### Work to do
Will you output the lines between the ones holding "Write the TikZ code for this diagram." and "width=140pt, minimum height=49pt]", inclusive, exactly as they stand, and only those lines, with the pictures left out?

Source code of charts
● ● ● ● ●

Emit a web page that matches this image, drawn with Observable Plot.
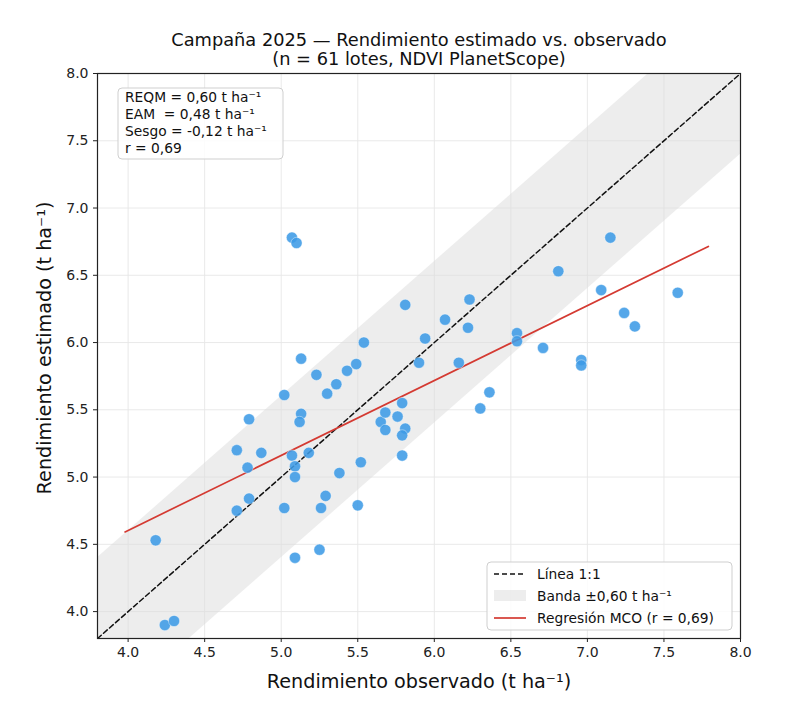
<!DOCTYPE html>
<html>
<head>
<meta charset="utf-8">
<script src="https://cdn.jsdelivr.net/npm/d3@7"></script>
<script src="https://cdn.jsdelivr.net/npm/@observablehq/plot@0.6"></script>
<style>
  html, body { margin: 0; padding: 0; background: #fff; }
  svg { font-family: "DejaVu Sans", sans-serif; }
</style>
</head>
<body>
<div id="chart"></div>
<script>
// Rendimiento observado vs. estimado por lote (t ha⁻¹)
const observado = [
  4.18, 4.24, 4.30, 4.71, 4.71, 4.78, 4.79, 4.79, 4.87, 5.02,
  5.02, 5.07, 5.10, 5.07, 5.09, 5.09, 5.09, 5.13, 5.13, 5.12,
  5.18, 5.23, 5.25, 5.26, 5.29, 5.30, 5.36, 5.38, 5.43, 5.49,
  5.50, 5.54, 5.52, 5.65, 5.68, 5.68, 5.76, 5.81, 5.79, 5.79,
  5.79, 5.81, 5.94, 5.90, 6.07, 6.16, 6.23, 6.22, 6.30, 6.36,
  6.54, 6.54, 6.71, 6.81, 6.96, 6.96, 7.09, 7.15, 7.24, 7.31,
  7.59
];
const estimado = [
  4.53, 3.90, 3.93, 4.75, 5.20, 5.07, 5.43, 4.84, 5.18, 5.61,
  4.77, 6.78, 6.74, 5.16, 5.08, 5.00, 4.40, 5.88, 5.47, 5.41,
  5.18, 5.76, 4.46, 4.77, 4.86, 5.62, 5.69, 5.03, 5.79, 5.84,
  4.79, 6.00, 5.11, 5.41, 5.48, 5.35, 5.45, 5.36, 5.31, 5.55,
  5.16, 6.28, 6.03, 5.85, 6.17, 5.85, 6.32, 6.11, 5.51, 5.63,
  6.07, 6.01, 5.96, 6.53, 5.87, 5.83, 6.39, 6.78, 6.22, 6.12,
  6.37
];
const ejeDominio = [3.8, 8.0];
const ticks = [4.0, 4.5, 5.0, 5.5, 6.0, 6.5, 7.0, 7.5, 8.0];
const banda = 0.60;
const estadisticas = [
  "REQM = 0,60 t ha⁻¹",
  "EAM  = 0,48 t ha⁻¹",
  "Sesgo = -0,12 t ha⁻¹",
  "r = 0,69"
];
const leyenda = ["Línea 1:1", "Banda ±0,60 t ha⁻¹", "Regresión MCO (r = 0,69)"];
const titulo = ["Campaña 2025 — Rendimiento estimado vs. observado", "(n = 61 lotes, NDVI PlanetScope)"];
const etiquetaX = "Rendimiento observado (t ha⁻¹)";
const etiquetaY = "Rendimiento estimado (t ha⁻¹)";

const lotes = observado.map((o, i) => ({obs: o, est: estimado[i]}));

// Ajuste por mínimos cuadrados ordinarios
const mx = d3.mean(observado), my = d3.mean(estimado);
const pendiente = d3.sum(lotes, d => (d.obs - mx) * (d.est - my)) / d3.sum(lotes, d => (d.obs - mx) ** 2);
const intercepto = my - pendiente * mx;
const xr = [d3.min(observado) - 0.2, d3.max(observado) + 0.2];
const regresion = xr.map(x => ({x, y: intercepto + pendiente * x}));
const bandaDatos = ejeDominio.map(x => ({x, lo: x - banda, hi: x + banda}));
const diagonal = ejeDominio.map(v => ({x: v, y: v}));

const W = 790, H = 703;
const mL = 97, mR = 50, mT = 73, mB = 65;
const fmt = d3.format(".1f");

const plot = Plot.plot({
  width: W, height: H,
  marginLeft: mL, marginRight: mR, marginTop: mT, marginBottom: mB,
  style: {fontFamily: "DejaVu Sans, sans-serif", fontSize: "14px", color: "#222"},
  x: {domain: ejeDominio, label: null},
  y: {domain: ejeDominio, label: null},
  marks: [
    Plot.gridX(ticks, {stroke: "#e6e6e6", strokeOpacity: 1, strokeWidth: 0.9}),
    Plot.gridY(ticks, {stroke: "#e6e6e6", strokeOpacity: 1, strokeWidth: 0.9}),
    Plot.areaY(bandaDatos, {x: "x", y1: "lo", y2: "hi", fill: "#dcdcdc", fillOpacity: 0.5, clip: true}),
    Plot.line(diagonal, {x: "x", y: "y", stroke: "#111", strokeWidth: 1.5, strokeDasharray: "5,3", clip: true}),
    Plot.line(regresion, {x: "x", y: "y", stroke: "#d43a32", strokeWidth: 1.7}),
    Plot.dot(lotes, {x: "obs", y: "est", r: 5.6, fill: "#3d9be6", fillOpacity: 0.88, stroke: "#fff", strokeWidth: 0.4}),
    Plot.frame({stroke: "#222", strokeWidth: 1.2}),
    Plot.axisX(ticks, {tickFormat: fmt, tickSize: 4, tickPadding: 5, fontSize: 14, label: null}),
    Plot.axisY(ticks, {tickFormat: fmt, tickSize: 4, tickPadding: 5, fontSize: 14, label: null}),
    Plot.text([titulo[0]], {frameAnchor: "top", lineAnchor: "middle", dy: -33, fontSize: 17.8, fill: "#111"}),
    Plot.text([titulo[1]], {frameAnchor: "top", lineAnchor: "middle", dy: -14, fontSize: 17.8, fill: "#111"}),
    Plot.text([etiquetaX], {frameAnchor: "bottom", lineAnchor: "middle", dy: 43, fontSize: 19.2, fill: "#111"}),
    Plot.text([etiquetaY], {frameAnchor: "left", dx: -53, dy: -8, rotate: -90, textAnchor: "middle", fontSize: 19.2, fill: "#111"})
  ]
});

// Cuadro de estadísticas y leyenda dentro del panel
const svg = d3.select(plot);
const fw = W - mL - mR, fh = H - mT - mB;

const stats = svg.append("g").attr("transform", `translate(${mL + 21},${mT + 15})`)
  .attr("text-anchor", "start");
stats.append("rect").attr("width", 165).attr("height", 71).attr("rx", 4)
  .attr("fill", "#fff").attr("fill-opacity", 0.85).attr("stroke", "#cfcfcf");
stats.selectAll("text").data(estadisticas).join("text")
  .attr("x", 7).attr("y", (d, i) => 14 + i * 17)
  .attr("font-size", 13.8).attr("fill", "#111")
  .style("white-space", "pre")
  .text(d => d);

const leg = svg.append("g").attr("transform", `translate(${mL + fw - 253},${mT + fh - 76})`)
  .attr("text-anchor", "start");
leg.append("rect").attr("width", 245).attr("height", 68).attr("rx", 4)
  .attr("fill", "#fff").attr("fill-opacity", 0.85).attr("stroke", "#cfcfcf");
const yy = [12, 34, 56];
leg.append("line").attr("x1", 7).attr("x2", 39).attr("y1", yy[0]).attr("y2", yy[0])
  .attr("stroke", "#111").attr("stroke-width", 1.5).attr("stroke-dasharray", "5,3");
leg.append("rect").attr("x", 7).attr("y", yy[1] - 6).attr("width", 32).attr("height", 11)
  .attr("fill", "#dcdcdc").attr("fill-opacity", 0.5);
leg.append("line").attr("x1", 7).attr("x2", 39).attr("y1", yy[2]).attr("y2", yy[2])
  .attr("stroke", "#d43a32").attr("stroke-width", 1.7);
leg.selectAll("text.lab").data(leyenda).join("text").attr("class", "lab")
  .attr("x", 50).attr("y", (d, i) => yy[i]).attr("dy", "0.35em")
  .attr("font-size", 13.8).attr("fill", "#111")
  .text(d => d);

document.getElementById("chart").append(plot);
</script>
</body>
</html>
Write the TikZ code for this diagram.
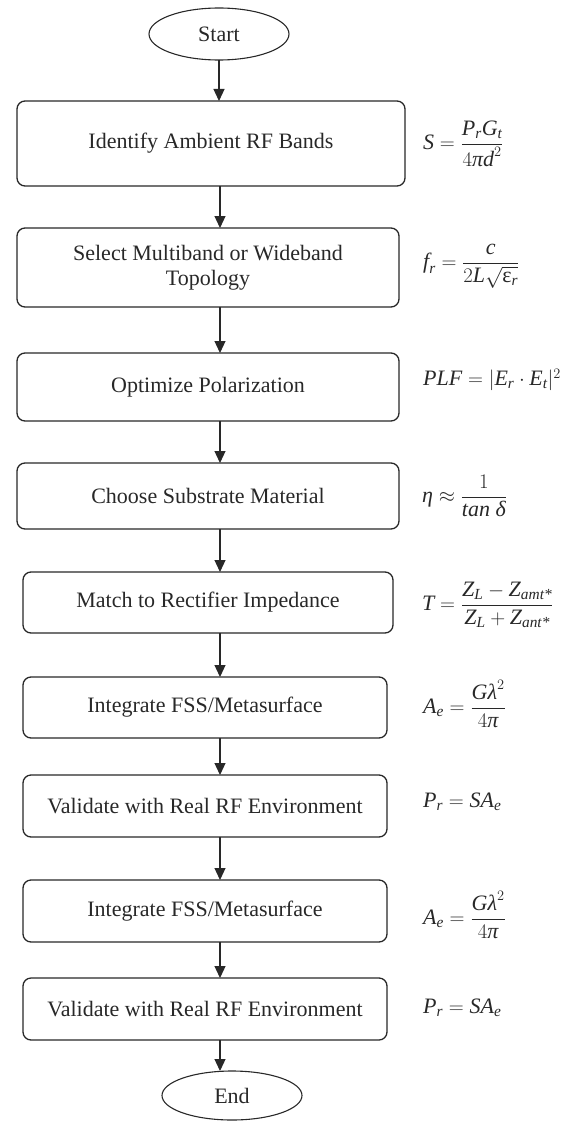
\documentclass[tikz,border=0pt]{standalone}
\usepackage{amsmath}
\usepackage{fontspec}
\setmainfont{Liberation Serif}
\usetikzlibrary{arrows.meta,shapes.geometric}
\definecolor{ink}{RGB}{40,40,40}
\newcommand{\vi}[1]{\textit{#1}}
\tikzset{
  stepbox/.style={draw=ink, line width=1.3pt, rounded corners=8pt, inner sep=0pt, outer sep=0pt,
    font=\fontsize{22}{25}\selectfont, text=ink, align=center},
  term/.style={draw=ink, line width=1.1pt, ellipse, inner sep=0pt, outer sep=0pt,
    font=\fontsize{22}{25}\selectfont, text=ink},
  formula/.style={anchor=west, inner sep=0pt, font=\fontsize{22}{25}\selectfont, text=ink},
  flow/.style={draw=ink, line width=1.2pt, -{Triangle[width=11pt,length=12pt]}}
}
\begin{document}
\begin{tikzpicture}[x=1pt,y=-1pt]
\useasboundingbox (0,0) rectangle (581,1121);
\node[term, minimum width=140pt, minimum height=52pt] (s) at (219,34) {Start};
\coordinate (ax) at (220,0);
\node[stepbox, minimum width=388pt, minimum height=85pt] (b1) at (211,143.5) {Identify Ambient RF Bands};
\node[stepbox, minimum width=382pt, minimum height=79pt] (b2) at (208,267.5) {Select Multiband or Wideband\\Topology};
\node[stepbox, minimum width=382pt, minimum height=68pt] (b3) at (208,387) {Optimize Polarization};
\node[stepbox, minimum width=382pt, minimum height=66pt] (b4) at (208,496) {Choose Substrate Material};
\node[stepbox, minimum width=370pt, minimum height=61pt] (b5) at (208,602.5) {Match to Rectifier Impedance};
\node[stepbox, minimum width=364pt, minimum height=61pt] (b6) at (205,707.5) {Integrate FSS/Metasurface};
\node[stepbox, minimum width=364pt, minimum height=62pt] (b7) at (205,806) {Validate with Real RF Environment};
\node[stepbox, minimum width=364pt, minimum height=62pt] (b8) at (205,911) {Integrate FSS/Metasurface};
\node[stepbox, minimum width=364pt, minimum height=62pt] (b9) at (205,1009) {Validate with Real RF Environment};
\node[term, minimum width=140pt, minimum height=49pt] (e) at (232,1095.5) {End};

\draw[flow] (s.south) -- (b1.north -| s.south);
\draw[flow] (b1.south -| ax) -- (b2.north -| ax);
\draw[flow] (b2.south -| ax) -- (b3.north -| ax);
\draw[flow] (b3.south -| ax) -- (b4.north -| ax);
\draw[flow] (b4.south -| ax) -- (b5.north -| ax);
\draw[flow] (b5.south -| ax) -- (b6.north -| ax);
\draw[flow] (b6.south -| ax) -- (b7.north -| ax);
\draw[flow] (b7.south -| ax) -- (b8.north -| ax);
\draw[flow] (b8.south -| ax) -- (b9.north -| ax);
\draw[flow] (b9.south -| ax) -- (e.north -| ax);

\node[formula] (f1) at (423,144) {$\displaystyle \vi{S}=\frac{\vi{P}_{\vi{r}}\vi{G}_{\vi{t}}}{4\vi{πd}^2}$};
\node[formula] (f2) at (423,266) {$\displaystyle \vi{f}_{\vi{r}}=\frac{\vi{c}\rule[-4pt]{0pt}{4pt}}{2\vi{L}\sqrt{\textup{ε}_{\vi{r}}}}$};
\node[formula] (f3) at (423,380) {$\vi{PLF}=|\vi{E}_{\vi{r}}\cdot\vi{E}_{\vi{t}}|^2$};
\node[formula] (f4) at (422,496) {$\displaystyle \vi{η}\approx\frac{1}{\vi{tan δ}}$};
\node[formula] (f5) at (422,605) {$\displaystyle \vi{T}=\frac{\vi{Z}_{\vi{L}}-\vi{Z}_{\vi{amt*}}}{\vi{Z}_{\vi{L}}+\vi{Z}_{\vi{ant*}}}$};
\node[formula] (f6) at (423,704) {$\displaystyle \vi{A}_{\vi{e}}=\frac{\vi{Gλ}^2}{4\vi{π}}$};
\node[formula] (f7) at (423,802) {$\vi{P}_{\vi{r}}=\vi{SA}_{\vi{e}}$};
\node[formula] (f8) at (423,915) {$\displaystyle \vi{A}_{\vi{e}}=\frac{\vi{Gλ}^2}{4\vi{π}}$};
\node[formula] (f9) at (423,1008) {$\vi{P}_{\vi{r}}=\vi{SA}_{\vi{e}}$};
\end{tikzpicture}
\end{document}
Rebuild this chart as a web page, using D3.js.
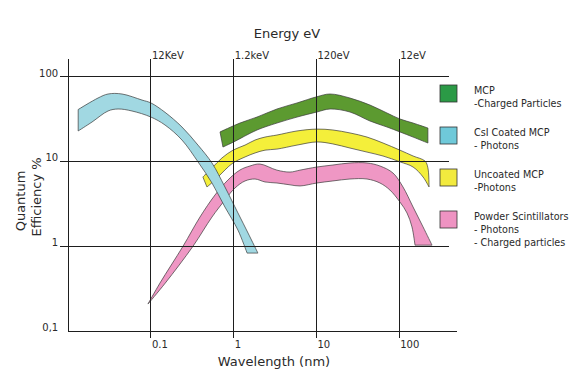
<!DOCTYPE html>
<html>
<head>
<meta charset="utf-8">
<script src="https://cdn.jsdelivr.net/npm/d3@7/dist/d3.min.js"></script>
<style>
  body { margin: 0; background: #fff; }
  svg text { font-family: "DejaVu Sans", sans-serif; fill: #2a2a2a; }
</style>
</head>
<body>
<div id="chart"></div>
<script>
// wavelength (nm) / quantum efficiency (%) outlines of each band
var csiTop = [[0.0132,41],[0.0229,56],[0.0303,62.5],[0.0447,62.5],[0.078,53],[0.1,49],[0.148,38],[0.237,25.5],[0.37,15.6],[0.546,9.6],[0.783,5.0],[1.125,2.47],[1.49,1.43],[1.96,0.83]];
var csiBottom = [[0.0132,22.9],[0.0194,29.2],[0.0303,39.4],[0.04,41.6],[0.059,39.4],[0.1,33.4],[0.148,26.9],[0.237,17.9],[0.37,9.9],[0.546,5.57],[0.783,2.9],[1.125,1.55],[1.45,0.83]];

var mcpTop = [[0.683,22.3],[1.19,28.4],[1.91,33.4],[3.33,41.6],[5.82,49],[10.1,58],[14.6,62.5],[25.4,56],[44.3,46.3],[71.1,37.3],[102,31.7],[147,28.4],[222,24.8]];
var mcpBottom = [[0.741,14.8],[1.0,17],[1.91,23.5],[3.33,28.4],[5.82,33.4],[10.1,38.3],[14.6,41.6],[25.4,38.3],[44.3,30],[71.1,25.5],[102,22.3],[147,19.4],[222,16.5]];

var uncoatedTop = [[0.424,6.56],[0.546,8.38],[0.721,11.0],[0.98,13.6],[1.37,15.6],[1.81,17.9],[2.39,19.4],[3.33,20.5],[5.82,22.9],[10.1,24.1],[15.8,23.5],[25.4,21.7],[40.8,19.4],[63.7,16.5],[102,13.6],[147,11.6],[205,10.1],[222,8.4],[229,5.0]];
var uncoatedBottom = [[0.475,5.0],[0.594,6.04],[0.783,7.93],[0.98,9.6],[1.37,11.3],[1.81,12.6],[2.39,13.6],[3.33,14.0],[5.82,15.6],[10.1,17.0],[15.8,16.1],[25.4,14.4],[40.8,12.9],[63.7,11.6],[102,9.9],[147,8.6],[194,6.56],[229,5.0]];

var powderTop = [[0.092,0.208],[0.1285,0.368],[0.244,1.0],[0.391,2.21],[0.594,4.02],[0.851,6.04],[1.19,7.93],[1.57,8.84],[2.07,9.33],[3.33,7.9],[4.79,7.5],[6.32,7.9],[10.1,8.6],[15.8,9.08],[25.4,9.6],[40.8,9.6],[58.5,8.84],[84,7.31],[111,5.0],[147,2.9],[194,1.69],[249,1.03]];
var powderBottom = [[0.092,0.208],[0.149,0.368],[0.322,1.0],[0.546,2.21],[0.783,3.51],[1.035,4.86],[1.37,5.89],[1.81,6.21],[2.39,5.73],[3.33,5.57],[4.79,5.3],[6.32,5.14],[10.1,5.57],[15.8,5.89],[25.4,6.21],[40.8,6.21],[58.5,5.57],[77.2,4.6],[102,3.32],[124,2.47],[142.5,1.69],[155,1.03]];

var wavelengthTicks = [0.1, 1, 10, 100];
var wavelengthLabels = ["0.1", "1", "10", "100"];
var energyLabels = ["12KeV", "1.2keV", "120eV", "12eV"];
var qeTicks = [0.1, 1, 10, 100];
var qeLabels = ["0,1", "1", "10", "100"];

var legendNames = [["MCP", "-Charged Particles"], ["CsI Coated MCP", "- Photons"], ["Uncoated MCP", "-Photons"], ["Powder Scintillators", "- Photons", "- Charged particles"]];
var legendColors = ["#2b9a46", "#6fc9d9", "#f2ea3e", "#ee93c2"];

var W = 585, H = 378;
var svg = d3.select("#chart").append("svg").attr("width", W).attr("height", H);

var x = d3.scaleLog().domain([0.01, 1000]).range([68.2, 482]);
var y = d3.scaleLog().domain([0.1, 100]).range([331, 76.7]);

var line = d3.line()
    .x(function(d){ return x(d[0]); })
    .y(function(d){ return y(d[1]); })
    .curve(d3.curveCatmullRom.alpha(0.5));

function bandPath(top, bottom) {
    var a = line(top);
    var b = line(bottom.slice().reverse());
    return a + "L" + b.slice(1) + "Z";
}

// bands (cyan is drawn last, over the others)
var bands = [
    {top: powderTop, bottom: powderBottom, fill: "#ef97c4"},
    {top: uncoatedTop, bottom: uncoatedBottom, fill: "#f4ef3a"},
    {top: mcpTop, bottom: mcpBottom, fill: "#5c9a30"},
    {top: csiTop, bottom: csiBottom, fill: "#a1d8e2"}
];
svg.append("g").selectAll("path")
    .data(bands).enter().append("path")
    .attr("d", function(d){ return bandPath(d.top, d.bottom); })
    .attr("fill", function(d){ return d.fill; })
    .attr("stroke", "#3a3a3a")
    .attr("stroke-width", 0.7)
    .attr("stroke-linejoin", "round");

// grid
var grid = svg.append("g").attr("stroke", "#1e1e1e").attr("stroke-width", 1).attr("shape-rendering", "crispEdges");
grid.selectAll(".h").data([1, 10, 100]).enter().append("line")
    .attr("x1", x(0.01) - 8).attr("x2", x(400))
    .attr("y1", function(d){ return y(d); }).attr("y2", function(d){ return y(d); });
grid.append("line")   // bottom axis
    .attr("x1", x(0.01)).attr("x2", x(500))
    .attr("y1", y(0.1)).attr("y2", y(0.1));
grid.append("line")   // left axis
    .attr("x1", x(0.01)).attr("x2", x(0.01))
    .attr("y1", y(160)).attr("y2", y(0.1));
grid.selectAll(".v").data(wavelengthTicks).enter().append("line")
    .attr("x1", function(d){ return x(d); }).attr("x2", function(d){ return x(d); })
    .attr("y1", y(160)).attr("y2", y(0.1) + 7);

// tick labels
svg.selectAll(".ylab").data(qeTicks).enter().append("text")
    .attr("x", x(0.01) - 10).attr("y", function(d){ return y(d); })
    .attr("text-anchor", "end").attr("font-size", 10)
    .text(function(d, i){ return qeLabels[i]; });
svg.selectAll(".xlab").data(wavelengthTicks).enter().append("text")
    .attr("x", function(d){ return x(d) + 1; }).attr("y", y(0.1) + 17)
    .attr("font-size", 10)
    .text(function(d, i){ return wavelengthLabels[i]; });
svg.selectAll(".elab").data(wavelengthTicks).enter().append("text")
    .attr("x", function(d){ return x(d) + 1; }).attr("y", y(160))
    .attr("font-size", 10)
    .text(function(d, i){ return energyLabels[i]; });

// titles
svg.append("text").attr("x", 287).attr("y", 38).attr("text-anchor", "middle")
    .attr("font-size", 13).text("Energy eV");
svg.append("text").attr("x", 274).attr("y", 366).attr("text-anchor", "middle")
    .attr("font-size", 13).text("Wavelength (nm)");
svg.append("text").attr("transform", "translate(25,201) rotate(-90)").attr("text-anchor", "middle")
    .attr("font-size", 13).text("Quantum");
svg.append("text").attr("transform", "translate(41,197) rotate(-90)").attr("text-anchor", "middle")
    .attr("font-size", 13).text("Efficiency %");

// legend
var legend = svg.append("g").selectAll("g").data(legendNames).enter().append("g")
    .attr("transform", function(d, i){ return "translate(440," + (85 + i * 42) + ")"; });
legend.append("rect").attr("width", 17).attr("height", 17)
    .attr("fill", function(d, i){ return legendColors[i]; })
    .attr("stroke", "#333").attr("stroke-width", 0.8);
legend.selectAll("text").data(function(d){ return d; }).enter().append("text")
    .attr("x", 34).attr("y", function(d, j){ return 9 + j * 13; })
    .attr("font-size", 9.6)
    .text(function(d){ return d; });
</script>
</body>
</html>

● ● ● ● ●

### Task response
Write the TikZ code for this diagram.
\documentclass[tikz,border=0pt]{standalone}
\usepackage{amsmath}
\usepackage{fontspec}
\setmainfont{Liberation Serif}
\usetikzlibrary{arrows.meta,shapes.geometric}
\definecolor{ink}{RGB}{40,40,40}
\newcommand{\vi}[1]{\textit{#1}}
\tikzset{
  stepbox/.style={draw=ink, line width=1.3pt, rounded corners=8pt, inner sep=0pt, outer sep=0pt,
    font=\fontsize{22}{25}\selectfont, text=ink, align=center},
  term/.style={draw=ink, line width=1.1pt, ellipse, inner sep=0pt, outer sep=0pt,
    font=\fontsize{22}{25}\selectfont, text=ink},
  formula/.style={anchor=west, inner sep=0pt, font=\fontsize{22}{25}\selectfont, text=ink},
  flow/.style={draw=ink, line width=1.2pt, -{Triangle[width=11pt,length=12pt]}}
}
\begin{document}
\begin{tikzpicture}[x=1pt,y=-1pt]
\useasboundingbox (0,0) rectangle (581,1121);
\node[term, minimum width=140pt, minimum height=52pt] (s) at (219,34) {Start};
\coordinate (ax) at (220,0);
\node[stepbox, minimum width=388pt, minimum height=85pt] (b1) at (211,143.5) {Identify Ambient RF Bands};
\node[stepbox, minimum width=382pt, minimum height=79pt] (b2) at (208,267.5) {Select Multiband or Wideband\\Topology};
\node[stepbox, minimum width=382pt, minimum height=68pt] (b3) at (208,387) {Optimize Polarization};
\node[stepbox, minimum width=382pt, minimum height=66pt] (b4) at (208,496) {Choose Substrate Material};
\node[stepbox, minimum width=370pt, minimum height=61pt] (b5) at (208,602.5) {Match to Rectifier Impedance};
\node[stepbox, minimum width=364pt, minimum height=61pt] (b6) at (205,707.5) {Integrate FSS/Metasurface};
\node[stepbox, minimum width=364pt, minimum height=62pt] (b7) at (205,806) {Validate with Real RF Environment};
\node[stepbox, minimum width=364pt, minimum height=62pt] (b8) at (205,911) {Integrate FSS/Metasurface};
\node[stepbox, minimum width=364pt, minimum height=62pt] (b9) at (205,1009) {Validate with Real RF Environment};
\node[term, minimum width=140pt, minimum height=49pt] (e) at (232,1095.5) {End};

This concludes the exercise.